An inquest into the deaths of two Indigenous men in a stormwater drain during 2019 flooding in Townsville has heard how an attempt to break into a bottle shop led to their deaths.
The bodies of 23-year-old Troy Mathieson and Hughie Morton, 21, were found as water receded in the Townsville suburb of Aitkenvale after hundreds of homes were inundated during the 2019 floods.
In opening remarks to the inquest in Townsville on Tuesday, counsel assisting the coroner Melia Benn said one of its issues was whether a grate installed on the storm drain would have changed the outcome.
Police response and management of the scenario was also analysed on the opening day of a scheduled three-day hearing, as well as the decision to treat the pair as wanted persons instead of missing persons, and whether that would've been outcome changing.
Brother and cousin of the two men, Russell Parker, told the court he was drinking with Troy and Hughie on February 3, 2019 before they decided to get "more grog, more drinks, do whatever we could do," to obtain more alcohol.
They walked for up to 90 minutes trying two different venues before setting upon a Dan Murphy's, with Mr Parker telling the court he had a bolt cutter on him.
After going to the back of Dan Murphy's, a roller door's bolt was cut when alarms went off. The men then hid before trying another door roughly 20 minutes later.

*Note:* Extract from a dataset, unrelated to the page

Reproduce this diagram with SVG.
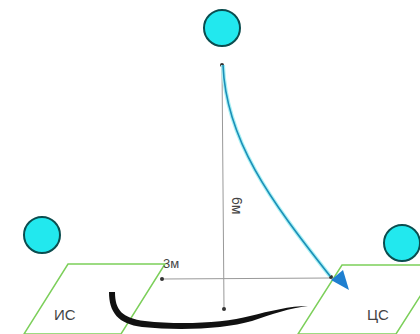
<svg xmlns="http://www.w3.org/2000/svg" width="420" height="334" viewBox="0 0 420 334">
<style>
.node circle{fill:#22e8ee;stroke:#0b4d4f;stroke-width:2}
.pad{fill:none;stroke:#7ccf5a;stroke-width:1.5}
.lbl{font-family:"Liberation Sans",Arial,sans-serif;fill:#444}
.dim{stroke:#999;stroke-width:1;fill:none}
.dot{fill:#333}
</style>
<rect width="420" height="334" fill="#fff"/>
<g id="pad-left"><polygon class="pad" points="68,264 165,264 121,334 24,334"/><text class="lbl" x="54" y="320" font-size="15">ИС</text></g>
<g id="pad-right"><polygon class="pad" points="342,265 440,265 396,334 298,334"/><text class="lbl" x="367" y="320" font-size="15">ЦС</text></g>
<g id="sat-top" class="node"><circle cx="222" cy="28" r="18"/></g>
<g id="sat-left" class="node"><circle cx="42" cy="235" r="18"/></g>
<g id="sat-right" class="node"><circle cx="402" cy="243" r="18"/></g>
<g id="connectors">
<line class="dim" x1="222" y1="65" x2="224" y2="309"/>
<line class="dim" x1="162" y1="279" x2="331" y2="278"/>
<circle class="dot" cx="222" cy="65" r="2"/>
<circle class="dot" cx="224" cy="309" r="2"/>
<circle class="dot" cx="162" cy="279" r="2"/>
<circle class="dot" cx="331" cy="277" r="2"/>
<path d="M223,65 C226,140 270,200 330,276" fill="none" stroke="#a8f0f4" stroke-width="4"/>
<path d="M223,65 C226,140 270,200 330,276" fill="none" stroke="#1b8fb8" stroke-width="1.6"/>
<polygon points="349,290 343,270 331,280" fill="#1e7fd0"/>
<path d="M109,292 C109,312 118,324 142,327 C180,331 225,329 252,321 C272,314 290,308 308,306 C290,306 270,311 250,316 C225,323 180,325 145,321 C122,318 115,310 115,292 Z" fill="#111"/>
</g>
<text class="lbl" x="163" y="268" font-size="13" fill="#333">3м</text>
<text class="lbl" x="0" y="0" font-size="14" fill="#555" transform="translate(232,197) rotate(90)">6м</text>
</svg>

Police were alerted to the situation and three officers - Senior Constables Warren Davies, Simon Wylie and Grant Stallard - arrived, with dash cam footage from their vehicle showing Troy and Hughie scaling the back fence and fleeing.
Senior Constable Davies, who was at the front of the shop away from his colleagues, said he saw two men enter a flooded creek adjacent to the property.
He said the water was "waist high" and he lost sight of the pair when he changed his position, as he thought they'd traverse the water and find land, where he could then cut them off.
But the men never resurfaced and were considered suspects, Sen Const Davis told the court.
"That's what we were investigating at the time was the break and enter, then once they've entered the water they were still being treated as suspects," he said.
He said he expected grates across the culverts in the creek and didn't think the men could have gone into the storm drain because they appeared not to be struggling or yelling, "nothing at all," in the brief amount of time he had eyes on them.
Sen Const Wylie said police asked people in nearby homes if they'd seen the men as he too thought they'd made it across the water.
But Sen Const Stallard said while the assumption police were operating under was that the men had climbed out of the water, they were treated as missing persons in the search the day after the incident.
The inquest presided over by State Coroner Terry Ryan continues on Wednesday.